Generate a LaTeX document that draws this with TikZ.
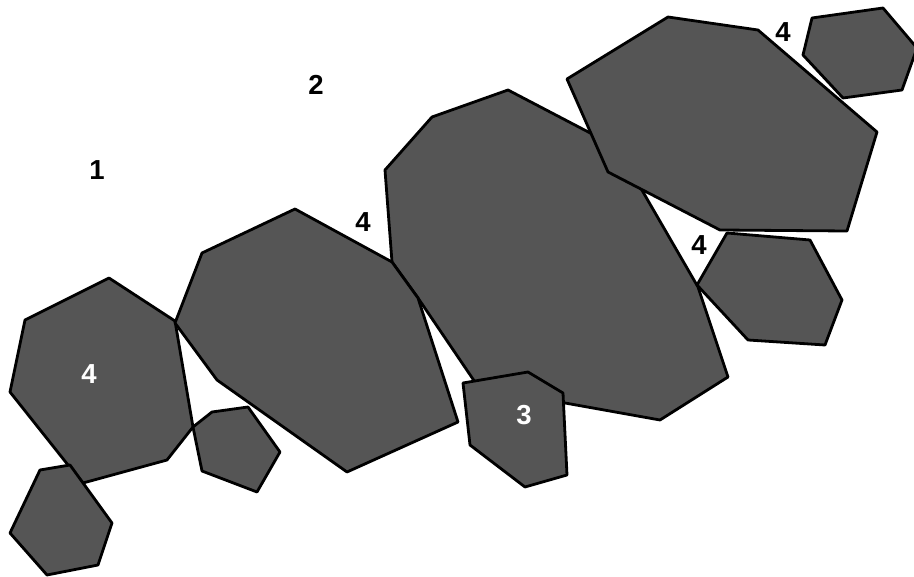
\documentclass[tikz,border=0pt]{standalone}
\usepackage{fontspec}
\setmainfont{Liberation Sans}
\definecolor{rock}{HTML}{555555}

\begin{document}
\begin{tikzpicture}[x=1pt, y=-1pt,
    stone/.style={draw=black, fill=rock, line width=2.8pt, line join=round},
    num/.style={font=\fontsize{27.5}{30}\selectfont\bfseries, inner sep=0pt},
    every node/.style={num}]
        \useasboundingbox (0,0) rectangle (914,577);
        \begin{scope}
        \clip (0,0) rectangle (914,577);
        % left group
        \draw[stone] (25,320) -- (109,278) -- (175,321) -- (193,427) -- (167,460) -- (83,483) -- (72,470) -- (10,392) -- cycle;
        \draw[stone] (40,470) -- (70,465) -- (112,523) -- (98,565) -- (47,575) -- (10,533) -- cycle;
        \draw[stone] (212,412) -- (248,407) -- (280,452) -- (257,492) -- (202,471) -- (193,427) -- cycle;
        % middle group
        \draw[stone] (508,90) -- (617,147) -- (698,287) -- (728,377) -- (660,420) -- (565,403) -- (479,388) -- (418,298) -- (392,262) -- (385,170) -- (432,117) -- cycle;
        \draw[stone] (202,253) -- (295,209) -- (392,262) -- (418,298) -- (458,422) -- (347,472) -- (217,380) -- (175,323) -- cycle;
        \draw[stone] (463,383) -- (528,372) -- (563,393) -- (567,475) -- (525,487) -- (470,445) -- cycle;
        % right group
        \draw[stone] (567,79) -- (668,17) -- (758,30) -- (877,132) -- (847,231) -- (720,230) -- (608,172) -- cycle;
        \draw[stone] (727,233) -- (810,240) -- (842,300) -- (825,345) -- (748,340) -- (697,285) -- cycle;
        \draw[stone] (812,18) -- (883,8) -- (917,48) -- (902,90) -- (843,98) -- (803,55) -- cycle;
        \end{scope}
        % labels
        \node (one) at (97,170) {1};
        \node (two) at (316,85) {2};
        \node (fourA) at (363,222) {4};
        \node (fourB) at (699,245) {4};
        \node (fourC) at (783,32) {4};
        \node[white] (fourD) at (89,374) {4};
        \node[white] (three) at (524,415) {3};
\end{tikzpicture}
\end{document}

=======

> [Direction]
In your copy of the listing above, reproduce each line exactly and omit all pictures.

> [Correct response]
Generate a LaTeX document that draws this with TikZ.
\documentclass[tikz,border=0pt]{standalone}
\usepackage{fontspec}
\setmainfont{Liberation Sans}
\definecolor{rock}{HTML}{555555}

\begin{document}
\begin{tikzpicture}[x=1pt, y=-1pt,
    stone/.style={draw=black, fill=rock, line width=2.8pt, line join=round},
    num/.style={font=\fontsize{27.5}{30}\selectfont\bfseries, inner sep=0pt},
    every node/.style={num}]
        \useasboundingbox (0,0) rectangle (914,577);
        \begin{scope}
        \clip (0,0) rectangle (914,577);
        % left group
        \draw[stone] (25,320) -- (109,278) -- (175,321) -- (193,427) -- (167,460) -- (83,483) -- (72,470) -- (10,392) -- cycle;
        \draw[stone] (40,470) -- (70,465) -- (112,523) -- (98,565) -- (47,575) -- (10,533) -- cycle;
        \draw[stone] (212,412) -- (248,407) -- (280,452) -- (257,492) -- (202,471) -- (193,427) -- cycle;
        % middle group
        \draw[stone] (508,90) -- (617,147) -- (698,287) -- (728,377) -- (660,420) -- (565,403) -- (479,388) -- (418,298) -- (392,262) -- (385,170) -- (432,117) -- cycle;
        \draw[stone] (202,253) -- (295,209) -- (392,262) -- (418,298) -- (458,422) -- (347,472) -- (217,380) -- (175,323) -- cycle;
        \draw[stone] (463,383) -- (528,372) -- (563,393) -- (567,475) -- (525,487) -- (470,445) -- cycle;
        % right group
        \draw[stone] (567,79) -- (668,17) -- (758,30) -- (877,132) -- (847,231) -- (720,230) -- (608,172) -- cycle;
        \draw[stone] (727,233) -- (810,240) -- (842,300) -- (825,345) -- (748,340) -- (697,285) -- cycle;
        \draw[stone] (812,18) -- (883,8) -- (917,48) -- (902,90) -- (843,98) -- (803,55) -- cycle;
        \end{scope}
        % labels
        \node (one) at (97,170) {1};
        \node (two) at (316,85) {2};
        \node (fourA) at (363,222) {4};
        \node (fourB) at (699,245) {4};
        \node (fourC) at (783,32) {4};
        \node[white] (fourD) at (89,374) {4};
        \node[white] (three) at (524,415) {3};
\end{tikzpicture}
\end{document}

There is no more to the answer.